The restaurant’s humble exterior hides an impressive venue set across the site’s two storeys, with its bustling restaurant – set around a small open kitchen – upstairs, and a wine shop downstairs with much of the restaurant list available to take away. The action continues until pretty late, which has made it a regular haunt for restaurant-industry people in the area looking to wind down after a shift.

Anglesea’s cooking takes flavour inspiration from far and wide, from Italy to Thailand and pretty much everywhere in between. There’s a set menu structure that provides good value. Wine-wise, there are some tried-and-tested bottles alongside funky skin-contact wines and new-school winemakers.
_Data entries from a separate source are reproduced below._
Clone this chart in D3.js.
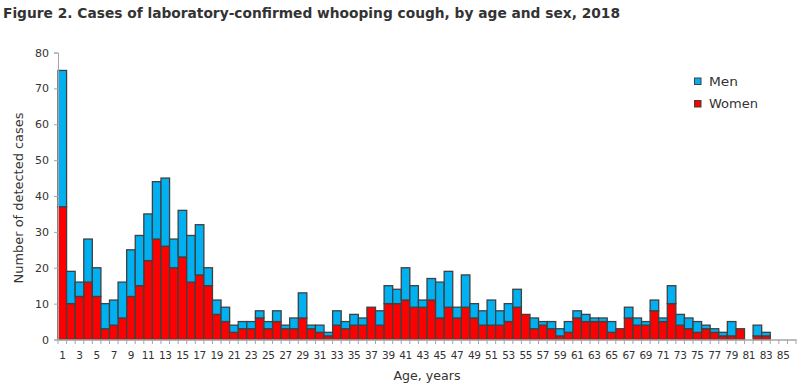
<!DOCTYPE html>
<html><head><meta charset="utf-8">
<script src="https://cdn.jsdelivr.net/npm/d3@7"></script>
<style>body{margin:0;background:#fff}svg{display:block;font-family:"DejaVu Sans",sans-serif}</style>
</head><body><svg id="c" width="800" height="391"></svg>
<script>
const ages = d3.range(1, 87);
const women = [37,10,12,16,12,3,4,6,12,15,22,28,26,20,23,16,18,15,7,5,
  2,3,3,6,3,5,3,3,6,3,2,1,4,3,4,4,9,4,10,10,
  11,9,9,11,6,9,6,9,6,4,4,4,5,9,7,3,4,3,1,2,
  6,5,5,5,2,3,6,4,4,8,5,10,4,3,2,3,2,1,1,3,
  0,1,1,0,0,0];
const totals = [75,19,16,28,20,10,11,16,25,29,35,44,45,28,36,29,32,20,11,9,
  4,5,5,8,5,8,4,6,13,4,4,2,8,5,7,6,9,8,15,14,
  20,15,11,17,16,19,9,18,10,8,11,8,10,14,7,6,5,5,3,5,
  8,7,6,6,5,3,9,6,5,11,6,15,7,6,5,4,3,2,5,3,
  0,4,2,0,0,0];
const men = totals.map((t,i)=>t-women[i]);
const yTicks = [0,10,20,30,40,50,60,70,80];
const xLabels = ages.filter(a=>a%2===1);
const seriesNames = ["Men","Women"];
const colors = {Men:"#00B0F0", Women:"#FF0000"};

const svg = d3.select("#c");
const x = d3.scaleBand().domain(ages).range([58, 796]).padding(0);
const y = d3.scaleLinear().domain([0,80]).range([339.5, 52.5]);

svg.append("text").attr("x",3).attr("y",17.5).attr("font-size",14.5).attr("font-weight","bold")
  .attr("fill","#333").attr("textLength",617).attr("lengthAdjust","spacingAndGlyphs")
  .text("Figure 2. Cases of laboratory-confirmed whooping cough, by age and sex, 2018");

const rows = ages.map((a,i)=>({age:a, Women:women[i], Men:men[i]}));
const stack = d3.stack().keys(["Women","Men"])(rows);
const g = svg.append("g");
stack.forEach(layer=>{
  g.append("g").attr("fill",colors[layer.key]).selectAll("rect")
   .data(layer.filter(d=>d[1]-d[0]>0)).join("rect")
   .attr("x",d=>x(d.data.age)).attr("width",x.bandwidth())
   .attr("y",d=>y(d[1])).attr("height",d=>y(d[0])-y(d[1]))
   .attr("stroke","#404040").attr("stroke-width",1.3);
});

// y axis
const ya = svg.append("g").attr("transform","translate(58,0)")
  .call(d3.axisLeft(y).tickValues(yTicks).tickSize(4).tickPadding(5));
ya.select(".domain").attr("stroke","#a6a6a6");
ya.selectAll(".tick line").attr("stroke","#a6a6a6");
ya.selectAll("text").attr("font-size",11).attr("fill","#333").attr("font-family","DejaVu Sans,sans-serif");

// x axis
const xa = svg.append("g").attr("transform","translate(0,339.5)")
  .call(d3.axisBottom(x).tickValues(xLabels).tickSize(0).tickPadding(12));
xa.select(".domain").attr("stroke","#a6a6a6").attr("stroke-width",1.5);
xa.selectAll("text").attr("font-size",10.5).attr("fill","#333").attr("font-family","DejaVu Sans,sans-serif")
  .attr("letter-spacing",-0.4);
// boundary ticks
svg.append("g").selectAll("line").data(ages.concat([87])).join("line")
  .attr("x1",a=> a===87 ? x(86)+x.bandwidth() : x(a)).attr("x2",a=> a===87 ? x(86)+x.bandwidth() : x(a))
  .attr("y1",339.5).attr("y2",344).attr("stroke","#a6a6a6");

svg.append("text").attr("x",427).attr("y",380).attr("text-anchor","middle").attr("font-size",12.5)
  .attr("fill","#333").attr("textLength",67).attr("lengthAdjust","spacingAndGlyphs").text("Age, years");
svg.append("text").attr("transform","translate(23,198) rotate(-90)").attr("text-anchor","middle")
  .attr("font-size",12.5).attr("fill","#333").attr("textLength",171).attr("lengthAdjust","spacingAndGlyphs")
  .text("Number of detected cases");

// legend
const lg = svg.append("g");
seriesNames.forEach((n,i)=>{
  lg.append("rect").attr("x",694.5).attr("y",78+i*22.5).attr("width",6.5).attr("height",6.5)
    .attr("fill",colors[n]).attr("stroke","#404040").attr("stroke-width",1);
  lg.append("text").attr("x",709).attr("y",86+i*22).attr("font-size",13).attr("fill","#333")
    .attr("textLength", n==="Men"?29:49).attr("lengthAdjust","spacingAndGlyphs").text(n);
});
</script></body></html>
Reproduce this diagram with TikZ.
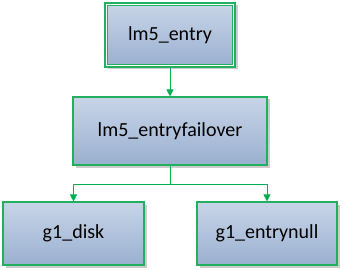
\documentclass[tikz,border=0pt]{standalone}
\usepackage{fontspec}
\setmainfont{Carlito}
\usetikzlibrary{shadows,arrows.meta}
\definecolor{bordergreen}{HTML}{22B060}
\definecolor{linegreen}{HTML}{00B050}
\definecolor{topblue}{HTML}{C8D5E8}
\definecolor{botblue}{HTML}{9AB0D0}
\tikzset{
  box/.style={draw=bordergreen, line width=1.1pt, top color=topblue, bottom color=botblue,
    drop shadow={shadow xshift=2.5pt, shadow yshift=-2.5pt, fill=black!40, opacity=0.5},
    font=\fontsize{20}{24}\selectfont, inner sep=0pt},
  conn/.style={draw=linegreen, line width=1pt},
  arr/.style={conn, -{Triangle[length=7pt,width=7pt]}}
}
\begin{document}
\begin{tikzpicture}[x=1pt,y=-1pt]
\useasboundingbox (0,0) rectangle (343,270);
\node[box, minimum width=130pt, minimum height=64pt] (a) at (170,35) {lm5\_entry};
\draw[draw=white, line width=1.2pt] ([shift={(1.7pt,-1.7pt)}]a.north west) rectangle ([shift={(-1.7pt,1.7pt)}]a.south east);
\draw[draw=bordergreen, line width=0.9pt] ([shift={(3.1pt,-3.1pt)}]a.north west) rectangle ([shift={(-3.1pt,3.1pt)}]a.south east);
\node[box, minimum width=194pt, minimum height=68pt] (b) at (170,131) {lm5\_entryfailover};
\node[box, minimum width=141pt, minimum height=63pt] (c) at (73.5,233.5) {g1\_disk};
\node[box, minimum width=140pt, minimum height=63pt] (d) at (267,233.5) {g1\_entrynull};
\coordinate (j) at (170,184);
\draw[arr] (a.south) -- (b.north);
\draw[conn] (b.south) -- (j);
\draw[arr] (j) -| (c.north);
\draw[arr] (j) -| (d.north);
\end{tikzpicture}
\end{document}
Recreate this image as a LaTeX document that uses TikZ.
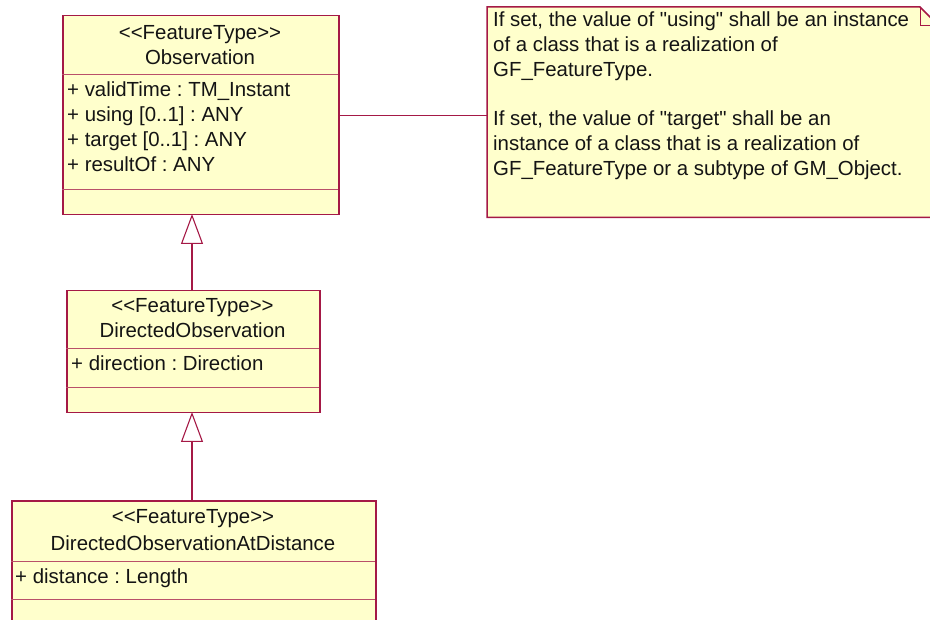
\documentclass[tikz,border=0pt]{standalone}
\usepackage{fontspec}
\setmainfont{Liberation Sans}[Ligatures=TeXOff]
\usetikzlibrary{arrows.meta}
\definecolor{umlborder}{RGB}{165,25,70}
\definecolor{umlfill}{RGB}{255,255,204}
\definecolor{umldiv}{RGB}{185,80,105}
\begin{document}
\frenchspacing
\begin{tikzpicture}[x=1pt,y=-1pt,
  box/.style={draw=umlborder, fill=umlfill, line width=1.5pt, inner sep=0pt, anchor=north west},
  divider/.style={draw=umldiv, line width=0.9pt},
  txt/.style={inner sep=0pt, font=\fontsize{20.4}{24.5}\selectfont\frenchspacing, text=black!92},
  gen/.style={draw=umlborder, line width=1.1pt, -{Triangle[open, width=22pt, length=30pt, line width=1.1pt]}},
  link/.style={draw=umlborder, line width=1.1pt}]
\useasboundingbox (0,0) rectangle (930,620);
\clip (0,0) rectangle (930,620);

% Observation
\node[box, minimum width=276pt, minimum height=199pt] (obs) at (62,15) {};
\draw[divider] (62,74) -- (338,74);
\draw[divider] (62,189) -- (338,189);
\node[txt, anchor=base] (obsst) at (200,40) {<\kern0pt<FeatureType>\kern0pt>};
\node[txt, anchor=base] (obsnm) at (200,65) {Observation};
\node[txt, anchor=base west] (a1) at (67,97) {+ validTime : TM\_Instant};
\node[txt, anchor=base west] (a2) at (67,122) {+ using [0..1] : ANY};
\node[txt, anchor=base west] (a3) at (67,147) {+ target [0..1] : ANY};
\node[txt, anchor=base west] (a4) at (67,172) {+ resultOf : ANY};

% DirectedObservation
\node[box, minimum width=253pt, minimum height=122pt] (dobs) at (66,290) {};
\draw[divider] (66,348) -- (319,348);
\draw[divider] (66,387) -- (319,387);
\node[txt, anchor=base] (dobsst) at (192.5,313) {<\kern0pt<FeatureType>\kern0pt>};
\node[txt, anchor=base] (dobsnm) at (192.5,338) {DirectedObservation};
\node[txt, anchor=base west] (b1) at (71,371) {+ direction : Direction};

% DirectedObservationAtDistance
\node[box, minimum width=364pt, minimum height=140pt] (doad) at (11,500) {};
\draw[divider] (11,561) -- (375,561);
\draw[divider] (11,599) -- (375,599);
\node[txt, anchor=base] (doadst) at (193,523) {<\kern0pt<FeatureType>\kern0pt>};
\node[txt, anchor=base] (doadnm) at (193,550) {DirectedObservationAtDistance};
\node[txt, anchor=base west] (c1) at (15,583) {+ distance : Length};

% Note
\node[inner sep=0pt, minimum width=451pt, minimum height=210pt, anchor=north west] (note) at (487,7) {};
\draw[umlborder, fill=umlfill, line width=1.5pt]
  (note.north west) -- (920,7) -- (938,25) -- (note.south east) -- (note.south west) -- cycle;
\draw[umlborder, line width=0.9pt] (920,7) -- (920,25) -- (938,25);
\node[txt, anchor=base west] (n1) at (493,27) {If set, the value of "using" shall be an instance};
\node[txt, anchor=base west] (n2) at (493,52) {of a class that is a realization of};
\node[txt, anchor=base west] (n3) at (493,77) {GF\_FeatureType.};
\node[txt, anchor=base west] (n5) at (493,126) {If set, the value of "target" shall be an};
\node[txt, anchor=base west] (n6) at (493,151) {instance of a class that is a realization of};
\node[txt, anchor=base west] (n7) at (493,176) {GF\_FeatureType or a subtype of GM\_Object.};

% Connectors
\draw[link] (obs.east) -- (obs.east -| note.west);
\draw[gen] (dobs.north -| 192,0) -- (192,214);
\draw[gen] (doad.north -| 192,0) -- (192,412);
\end{tikzpicture}
\end{document}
Staff are happy to help with recommendations on the wine list if you don’t quite know your Malvasia from your Gruner veltliner.

Reviews from the Web

Critic reviews

The Infatuation

The Laughing Heart is beloved by local creative and meedja types not only for its natural wines, eccentric food , and friendly rottweiler Hugo, but also for excellent vibes.

The Guardian

The Laughing Heart is one of the new breed of wine bars that are enjoying something of a starry moment right now, just about the only good news from 2016. Rather than plonk and pasta, they offer long, thoughtful, risk-taking wine lists and proper cooking in jovial, unstuffy environments: the sort of place in which I’d happily piss away the rest of my days.

Standard

The dinner menu served Wednesday to Saturday is a daily-changing list as compelling to roam through as a Mediterranean market but one with a Japanese stall tucked in. Charlie describes Coppacolo as “suitcase coppa” brought back from a recent trip to Lazio.

The Telegraph

On first glance, it looks like just another trendy hipster bar. Its diners are young. It has bare- brick walls. It has an open kitchen.

Time Out

There’s a lot of love in the room, for the wine and for the operation. Others weren’t quite as taken with those cutlery drawers

The Nudge

Faithfully conforming to the Hackney Cool Restaurant Bylaws, the place has bare brick walls, low-slung lighting, and wooden furniture, with a dash of originality in their centrepiece stainless steel wine chiller.